I regularly revisit this list to see what I can do to push the open ones forward. Follow-up questions, deep dives into source code and specifications or just the sad realization that a particular issue won’t be fixed within the nearest time (year?) so that I close it as “future” and add the problem to our KNOWN_BUGS document. I strive to keep the bug list clean and only keep relevant bugs open. Those issues that are not reproducible, are left without the proper attention from the reporter or otherwise stall will get closed. In general I feel quite lonely as responder in the bug tracker…

the mailing list threads that are sort of dying but I do want some progress or feedback on

In my primary email inbox I usually keep ongoing threads around. Lots of discussions just silently stop getting more posts and thus slowly wither away further up the list to become forgotten and ignored. With some interval I go back to see if the posters are still around, if there’s any more feedback or whatever in order to figure out how to proceed with the subject. Very often this makes me get nothing at all back and instead I just save away the entire conversation thread, forget about it and move on.

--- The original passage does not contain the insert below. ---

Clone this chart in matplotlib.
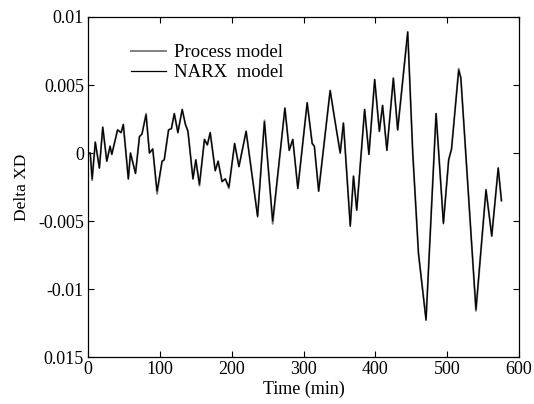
import numpy as np
import matplotlib.pyplot as plt

# time (min) and Delta XD
time_min = [0, 3, 5.6, 10, 15.7, 20.4, 26, 30.6, 33, 41, 46, 49, 56, 59, 66, 71.5, 75,
            80.7, 85.4, 90, 96, 103, 106, 112, 116, 120, 125, 131, 135.5, 139, 146, 150,
            155, 162, 166, 170, 177, 181, 186.5, 191, 196, 204, 210, 220, 236, 245.5,
            257, 274, 280, 285, 292, 305, 312, 315, 321, 337, 343, 351, 355.5, 365, 369.5,
            374, 385, 391, 399, 405.5, 410, 416, 425, 431, 445, 452, 460, 470.5, 484.5,
            494.7, 502, 506, 516, 519, 540, 554, 562, 571, 575.5]

process_vals = [0.0, 0.0, -0.0020, 0.0008, -0.0011, 0.0019, -0.0006, 0.0005, -0.0001,
                0.0017, 0.0015, 0.0021, -0.0019, 0.0, -0.0015, 0.0012, 0.0014, 0.0029,
                0.0, 0.0003, -0.0030, -0.0006, -0.0005, 0.0017, 0.0018, 0.0029, 0.0015,
                0.0032, 0.0021, 0.0016, -0.0019, -0.0005, -0.0024, 0.0010, 0.0006, 0.0015,
                -0.0013, -0.0006, -0.0021, -0.0019, -0.0026, 0.0007, -0.0010, 0.0016,
                -0.0046, 0.0024, -0.0052, 0.0033, 0.0002, 0.0010, -0.0026, 0.0037, 0.0007,
                0.0005, -0.0028, 0.0046, 0.0026, 0.0, 0.0022, -0.0053, -0.0017,
                -0.0042, 0.0032, -0.0001, 0.0054, 0.0016, 0.0035, 0.0002, 0.0055, 0.0017,
                0.0089, 0.0, -0.0074, -0.0122, 0.0029, -0.0051, -0.0005, 0.0003, 0.0062,
                0.0055, -0.0116, -0.0027, -0.0061, -0.0011, -0.0035]

narx_vals = [0.0, 0.0, -0.0019, 0.0008, -0.0011, 0.0019, -0.0006, 0.0005, -0.0001,
             0.0017, 0.0015, 0.0021, -0.0019, 0.0, -0.0015, 0.0012, 0.0014, 0.0028,
             0.0, 0.0003, -0.0028, -0.0006, -0.0005, 0.0017, 0.0018, 0.0029, 0.0015,
             0.0032, 0.0021, 0.0016, -0.0019, -0.0005, -0.0023, 0.0010, 0.0006, 0.0015,
             -0.0013, -0.0006, -0.0021, -0.0019, -0.0025, 0.0007, -0.0010, 0.0016,
             -0.0047, 0.0023, -0.0050, 0.0033, 0.0002, 0.0010, -0.0026, 0.0037, 0.0007,
             0.0005, -0.0028, 0.0046, 0.0026, 0.0, 0.0022, -0.0054, -0.0017,
             -0.0042, 0.0032, -0.0001, 0.0054, 0.0016, 0.0035, 0.0002, 0.0055, 0.0017,
             0.0089, 0.0, -0.0074, -0.0123, 0.0029, -0.0052, -0.0005, 0.0003, 0.0061,
             0.0055, -0.0115, -0.0027, -0.0061, -0.0011, -0.0035]

xticks = [0, 100, 200, 300, 400, 500, 600]
yticks = [0.01, 0.005, 0, -0.005, -0.01, -0.015]
ytick_labels = ['0.01', '0.005', '0', '-0.005', '-0.01', '0.015']

plt.rcParams['font.family'] = ['Liberation Serif', 'DejaVu Serif']

fig = plt.figure(figsize=(5.34, 4.04), dpi=100)
ax = fig.add_axes([0.165, 0.116, 0.807, 0.842])

ax.plot(time_min, process_vals, color='#808080', lw=1.4, label='Process model')
ax.plot(time_min, narx_vals, color='black', lw=0.9, label='NARX  model')

ax.set_xlim(0, 600)
ax.set_ylim(-0.015, 0.01)
ax.set_xticks(xticks)
ax.set_yticks(yticks)
ax.set_yticklabels(ytick_labels)
ax.tick_params(direction='in', length=4, width=0.8, top=True, right=True,
               labelsize=13, pad=3)
for s in ax.spines.values():
    s.set_linewidth(0.9)

ax.set_xlabel('Time (min)', fontsize=13, labelpad=2)
ax.set_ylabel('Delta XD', fontsize=12.5, labelpad=6)

ax.legend(loc='upper left', bbox_to_anchor=(0.06, 0.97), frameon=False,
          fontsize=13.5, handlelength=1.9, handletextpad=0.4, labelspacing=0.15)

fig.savefig('out.png', dpi=100)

the blog post I want to do about a recent change or fix I did I’d like to highlight

I try to explain some changes to the world in blog posts. Not all changes but the ones that are somehow noteworthy as they perhaps change the way things have been or introduce new fun features perhaps not that easily spotted. Of course all features are always documented etc, but sometimes I feel I need to put some extra attention on focus on things in a more free-form style. Or I just write about meta stuff, like this very posting.

the reviewing and merging of patches

One of the most important tasks I have is to review patches. I’m basically the only person in the project who volunteers to review patches against any angle or corner of the project. When people have spent time and effort and gallantly send the results of their labor our way in the best possible format (a patch!), the submitter deserves a good review and proper feedback. Also, paving the road for more patches is one of the best way to scale the project. Helping newcomers become productive is important.

Patches are preferably posted on the mailing lists but there’s also some coming in via pull requests on github and while I strongly discourage that (due to them not getting the same attention and possible scrutiny on the list like the others) I sometimes let them through anyway just to be smooth.

When the patch looks good (or sometimes good enough and I just edit some minor detail), I merge it.

the non-disclosed discussions about a potential security problem

We’re a small project with a wide reach and security problems can potentially have grave impact on users. We take security seriously, and we very often have at least one non-public discussion going on about a problem in curl that may have security implications. We then often work on phrasing security advisories, working down exactly which versions that are vulnerable, producing patches for at least the most recent ones of those affected versions and so on.

tame stackoverflow

stackoverflow.com has become almost like a wikipedia for source code and programming related issues (although it isn’t wiki), and that site is one of the primary referrers to curl’s web site these days. I tend to glance over the curl and libcurl related questions and offer my answers at times. If nothing else, it is good to help keeping the amount of disinformation at low levels.

I strongly disapprove of people filing bug reports on such places or even very detailed (lib)curl core questions that should’ve been asked on the curl-library list.

there are idle times too

Yeah. Not very often, but sometimes I actually just need a day off all this. Sometimes I just don’t find motivation or energy enough to dig into that terrible seldom-happening bug on a platform I’ve never seen personally. A project like this never ends. The same day we release a new release, we just reset our clocks and we’re back on improving curl, fixing bugs and cleaning up things for the next release. Forever and ever until the end of time.